In this case, the Revenue Inspector's report at the first instance itself, i.e., on 4.4.1981, shows that the construction cost was only Rs.300/-. 23. This Court looked into the facts, though conscious of the limited jurisdiction under Section 103, in view of the allegations of fraud raised on behalf of the revision petitioner. Having looked at the evidence in its entirety it cannot at all be said that the appellate authority has relied on any material which was irrelevant or has failed to consider any relevant material. The various documents produced three years after the filing of the above revision, in the opinion of this Court are not at all material.
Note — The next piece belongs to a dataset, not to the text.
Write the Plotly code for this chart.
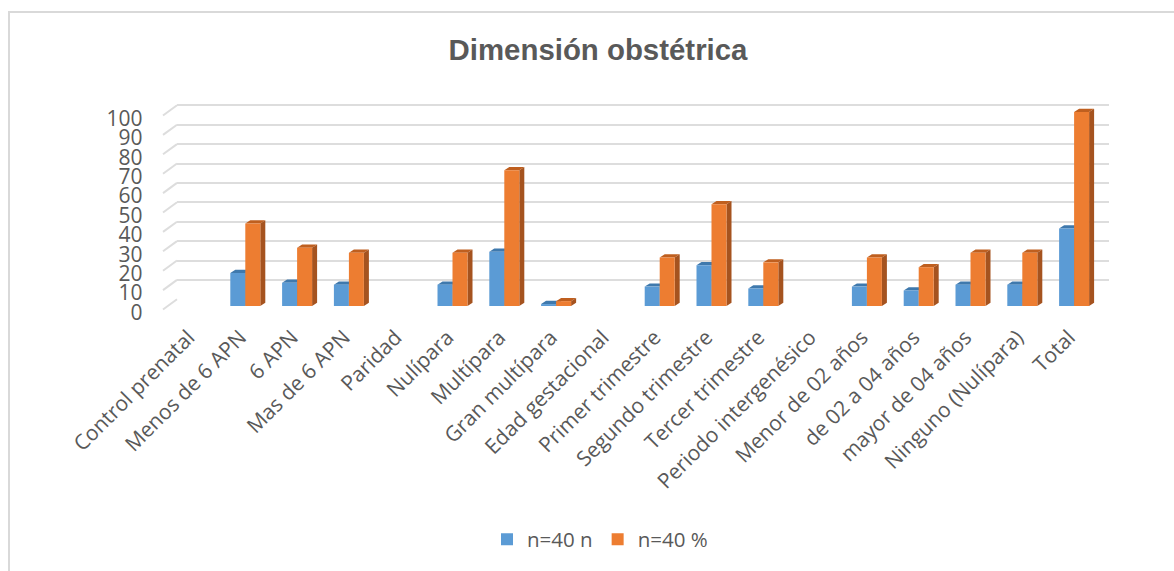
import plotly.graph_objects as go

W, H = 1174, 571

categories = ["Control prenatal", "Menos de 6 APN", "6 APN", "Mas de 6 APN", "Paridad", "Nulípara",
              "Multípara", "Gran multípara", "Edad gestacional", "Primer trimestre", "Segundo trimestre",
              "Tercer trimestre", "Periodo intergenésico", "Menor de 02 años", "de 02 a 04 años",
              "mayor de 04 años", "Ninguno (Nulípara)", "Total"]
n_values = [None, 17, 12, 11, None, 11, 28, 1, None, 10, 21, 9, None, 10, 8, 11, 11, 40]
pct_values = [None, 42.5, 30, 27.5, None, 27.5, 70, 2.5, None, 25, 52.5, 22.5, None, 25, 20, 27.5, 27.5, 100]
y_ticks = list(range(0, 101, 10))

GREY = "#595959"
GRID = "#DDDDDD"
BLUE, ORANGE = "#5B9BD5", "#ED7D31"
BLUE_TOP, BLUE_SIDE = "#3F79AD", "#3F6F9B"
ORANGE_TOP, ORANGE_SIDE = "#BF5F1F", "#A5531F"

PX_CAT = 51.8          # pixels per category
PX_UNIT = 1.94         # pixels per value unit
X0_PX, X1_PX = 177, 1109
CAT0_PX = 193.5
BAR_W = 15 / PX_CAT
DEPTH_X = 5 / PX_CAT
DEPTH_Y = 3.2 / PX_UNIT
BACK_ZERO, BAR_ZERO, FRONT_ZERO, LABEL_ZERO = 299.3, 306.0, 309.5, 312.5
Y_TOP_VALUE = 103.5


def y_domain(zero_px):
    return [1 - zero_px / H, 1 - (zero_px - Y_TOP_VALUE * PX_UNIT) / H]


def faces(values, offset, top_col, side_col):
    out = []
    for i, v in enumerate(values):
        if v is None:
            continue
        l = i + offset
        r = l + BAR_W
        top = f"M{l},{v} L{l + DEPTH_X},{v + DEPTH_Y} L{r + DEPTH_X},{v + DEPTH_Y} L{r},{v} Z"
        side = f"M{r},0 L{r + DEPTH_X},{DEPTH_Y} L{r + DEPTH_X},{v + DEPTH_Y} L{r},{v} Z"
        for p, c in ((top, top_col), (side, side_col)):
            out.append(dict(type="path", path=p, xref="x", yref="y2", fillcolor=c,
                            line=dict(width=0), layer="between"))
    return out


shapes = faces(n_values, -BAR_W, BLUE_TOP, BLUE_SIDE) + faces(pct_values, 0, ORANGE_TOP, ORANGE_SIDE)

# slanted wall segments on the left side, one per tick
for t in y_ticks:
    shapes.append(dict(type="line", xref="paper", yref="paper", layer="below",
                       x0=163 / W, x1=X0_PX / W,
                       y0=1 - (FRONT_ZERO - t * PX_UNIT) / H, y1=1 - (BACK_ZERO - t * PX_UNIT) / H,
                       line=dict(color=GRID, width=2)))

# chart frame: left and top edges only, as in the picture
shapes.append(dict(type="path", xref="paper", yref="paper", layer="below",
                   path=f"M{9 / W},0 L{9 / W},{1 - 12 / H} L1,{1 - 12 / H}",
                   line=dict(color="#D9D9D9", width=2)))

fig = go.Figure()
fig.add_trace(go.Scatter(x=categories, y=pct_values, yaxis="y", mode="markers",
                         marker=dict(opacity=0), showlegend=False, hoverinfo="skip"))
fig.add_trace(go.Bar(x=categories, y=n_values, name="n=40 n", marker=dict(color=BLUE, line=dict(width=0)), yaxis="y2"))
fig.add_trace(go.Bar(x=categories, y=pct_values, name="n=40 %", marker=dict(color=ORANGE, line=dict(width=0)), yaxis="y2"))
fig.add_trace(go.Scatter(x=categories, y=pct_values, yaxis="y3", mode="markers",
                         marker=dict(opacity=0), showlegend=False, hoverinfo="skip"))

common_y = dict(range=[0, Y_TOP_VALUE], tickvals=y_ticks, zeroline=False, showline=False, anchor="x", automargin=False)
fig.update_layout(
    width=W, height=H, autosize=False,
    margin=dict(l=0, r=0, t=0, b=0, autoexpand=False),
    paper_bgcolor="white", plot_bgcolor="rgba(0,0,0,0)",
    barmode="group", bargap=1 - 2 * BAR_W, bargroupgap=0,
    title=dict(text="<b>Dimensión obstétrica</b>", x=598 / W, xanchor="center", y=1 - 50 / H, yanchor="middle",
               font=dict(family="Liberation Sans", size=29.4, color=GREY), automargin=False),
    font=dict(family="Open Sans", color=GREY),
    xaxis=dict(domain=[X0_PX / W, X1_PX / W], anchor="y2", type="category", automargin=False,
               categoryorder="array", categoryarray=categories,
               range=[(X0_PX - CAT0_PX) / PX_CAT, (X1_PX - CAT0_PX) / PX_CAT],
               tickangle=-45, tickfont=dict(size=21, color=GREY), showgrid=False, showline=False,
               ticks="", zeroline=False, tickmode="array", tickvals=categories, ticktext=categories,
               ticklabelstandoff=14, ticklabelshift=-5),
    yaxis=dict(domain=y_domain(BACK_ZERO), showgrid=True, gridcolor=GRID, gridwidth=2, showticklabels=False, **common_y),
    yaxis2=dict(domain=y_domain(BAR_ZERO), showgrid=False, showticklabels=False, **common_y),
    yaxis3=dict(domain=y_domain(LABEL_ZERO), showgrid=False, showticklabels=True,
                tickfont=dict(size=21, color=GREY), side="left", automargin=False,
                range=[0, Y_TOP_VALUE], tickvals=y_ticks, zeroline=False, showline=False, anchor="free",
                position=142.5 / W),
    legend=dict(orientation="h", x=600 / W, xanchor="center", y=1 - 539.5 / H, yanchor="middle",
                font=dict(size=20.5, color=GREY), bgcolor="rgba(0,0,0,0)"),
    shapes=shapes,
)

fig.write_html("out.html", config={"displayModeBar": False}, post_script="document.body.style.margin='0';")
In addition to the fact that there is no satisfactory explanation as to why these documents could not have been produced before the lower authorities, this Court has no hesitation to come to the conclusion that the appellate authority's findings do emanate from the evidence available in the records. It cannot be said that the appellate authority has failed to consider any question of law or erroneously considered one. A totally new case now set up by the revision petitioner is one which is directly in conflict and contrary to the specific admitted case of the revision petitioner before the fact finding authorities. The Civil Revision Petition is dismissed with costs.